**WHAT THE TASK REQUIRES**
Starting at the first line of the data, print each line verbatim up to and including the line bearing "Sans, Noto Sans", omitting pictures.

════════════════════

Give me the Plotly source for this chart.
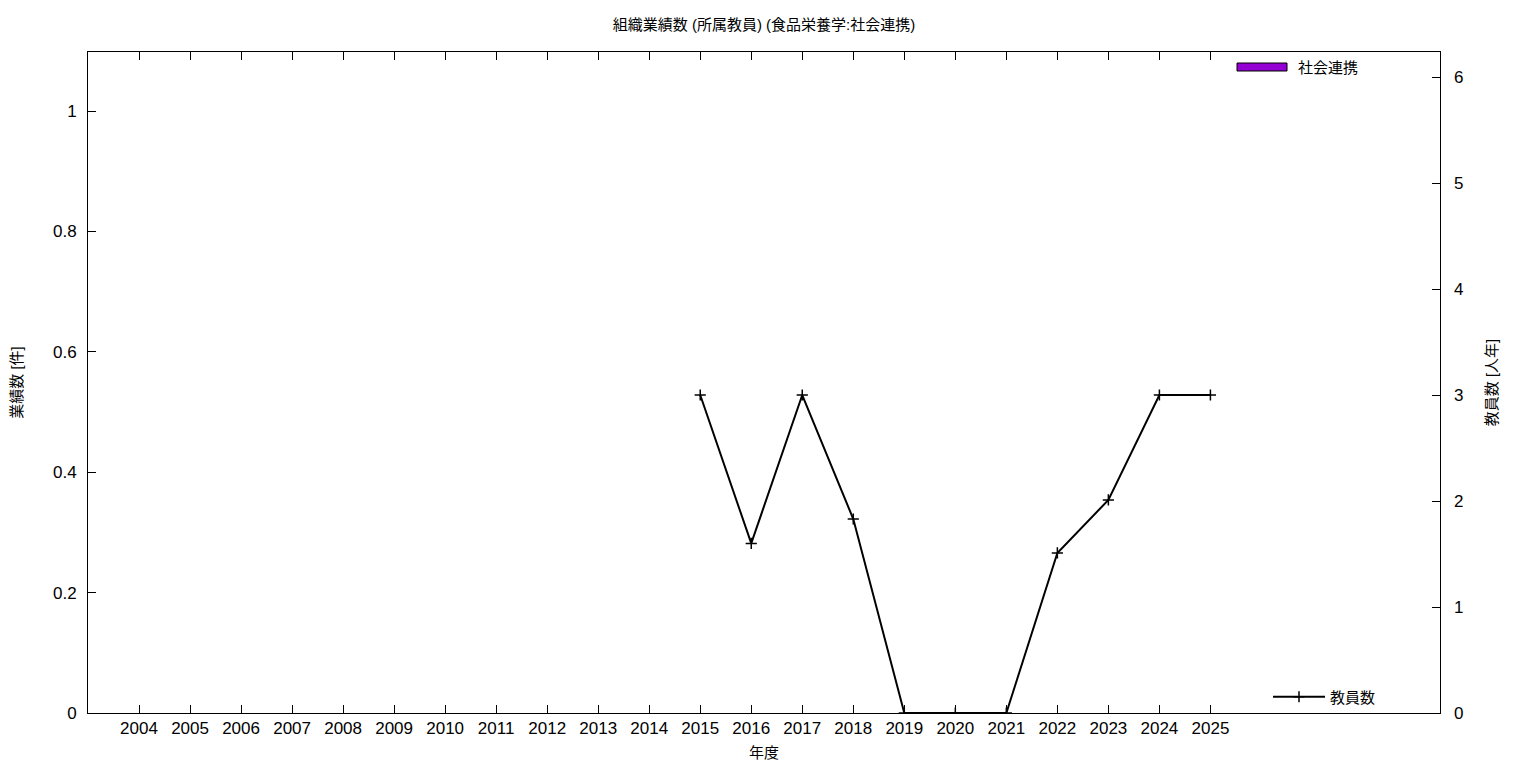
import plotly.graph_objects as go

years = list(range(2004, 2026))
social = [0] * len(years)  # 社会連携 (件)
staff_years = [2015, 2016, 2017, 2018, 2019, 2020, 2021, 2022, 2023, 2024, 2025]
staff = [3, 1.6, 3, 1.83, 0, 0, 0, 1.51, 2.01, 3, 3]  # 教員数 (人年)

FONT = "Liberation Sans, Noto Sans CJK JP, sans-serif"

fig = go.Figure()
fig.add_trace(go.Bar(x=years, y=social, name="社会連携", marker=dict(color="#9400D3", line=dict(width=0)),
                     showlegend=False, yaxis="y"))
fig.add_trace(go.Scatter(x=staff_years, y=staff, name="教員数", mode="lines+markers", yaxis="y2",
                         line=dict(color="black", width=2),
                         marker=dict(symbol="cross-thin", size=8, line=dict(color="black", width=1.5)),
                         legend="legend"))

fig.update_layout(
    width=1536, height=768,
    paper_bgcolor="white", plot_bgcolor="white",
    margin=dict(l=80, r=104, t=44, b=63, autoexpand=False),
    font=dict(family=FONT, size=17, color="black"),
    title=dict(text="組織業績数 (所属教員) (食品栄養学:社会連携)", x=(764 - 8) / 1536, xanchor="center",
               y=1 - 17 / 768, yanchor="middle", font=dict(size=15)),
    xaxis=dict(range=[2003, 2029.5], tickvals=years, ticktext=[str(y) for y in years], automargin=False,
               ticks="inside", ticklen=8, tickcolor="black", showline=True, linecolor="black", linewidth=1,
               mirror="ticks", showgrid=False, zeroline=False,
               title=dict(text="年度", font=dict(size=15), standoff=10), tickfont=dict(size=17)),
    yaxis=dict(range=[0, 1.098], tickvals=[0, 0.2, 0.4, 0.6, 0.8, 1], ticktext=["0", "0.2", "0.4", "0.6", "0.8", "1"],
               ticks="inside", ticklen=8, tickcolor="black", showline=True, linecolor="black", linewidth=1,
               mirror=True, showgrid=False, zeroline=False, automargin=False, ticklabelstandoff=7,
               title=dict(text="業績数 [件]", font=dict(size=15), standoff=32), tickfont=dict(size=17)),
    yaxis2=dict(range=[0, 6.236], tickvals=[0, 1, 2, 3, 4, 5, 6], overlaying="y", side="right",
                ticks="inside", ticklen=8, tickcolor="black", showline=False, automargin=False,
                showgrid=False, zeroline=False, ticklabelstandoff=13,
                title=dict(text="教員数 [人年]", font=dict(size=15), standoff=24), tickfont=dict(size=17)),
    legend=dict(x=(1381 - 88) / 1352, y=(713 - 697) / 661, xanchor="right", yanchor="middle", bgcolor="rgba(0,0,0,0)",
                font=dict(size=15), itemwidth=52),
    bargap=0.5,
)

# legend key for the bar series (drawn in paper coordinates)
fig.add_shape(type="rect", xref="paper", yref="paper",
              x0=(1237 - 88) / 1352, x1=(1287 - 88) / 1352, y0=(713 - 71) / 661, y1=(713 - 63) / 661,
              fillcolor="#9400D3", line=dict(color="black", width=1))
fig.add_annotation(xref="paper", yref="paper", x=(1296 - 88) / 1352, y=(713 - 67) / 661, text="社会連携",
                   showarrow=False, xanchor="left", yanchor="middle", font=dict(size=15))

fig.write_html("out.html")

════════════════════

**RESPONSE TO THIS TASK**
Give me the Plotly source for this chart.
import plotly.graph_objects as go

years = list(range(2004, 2026))
social = [0] * len(years)  # 社会連携 (件)
staff_years = [2015, 2016, 2017, 2018, 2019, 2020, 2021, 2022, 2023, 2024, 2025]
staff = [3, 1.6, 3, 1.83, 0, 0, 0, 1.51, 2.01, 3, 3]  # 教員数 (人年)

FONT = "Liberation Sans, Noto Sans CJK JP, sans-serif"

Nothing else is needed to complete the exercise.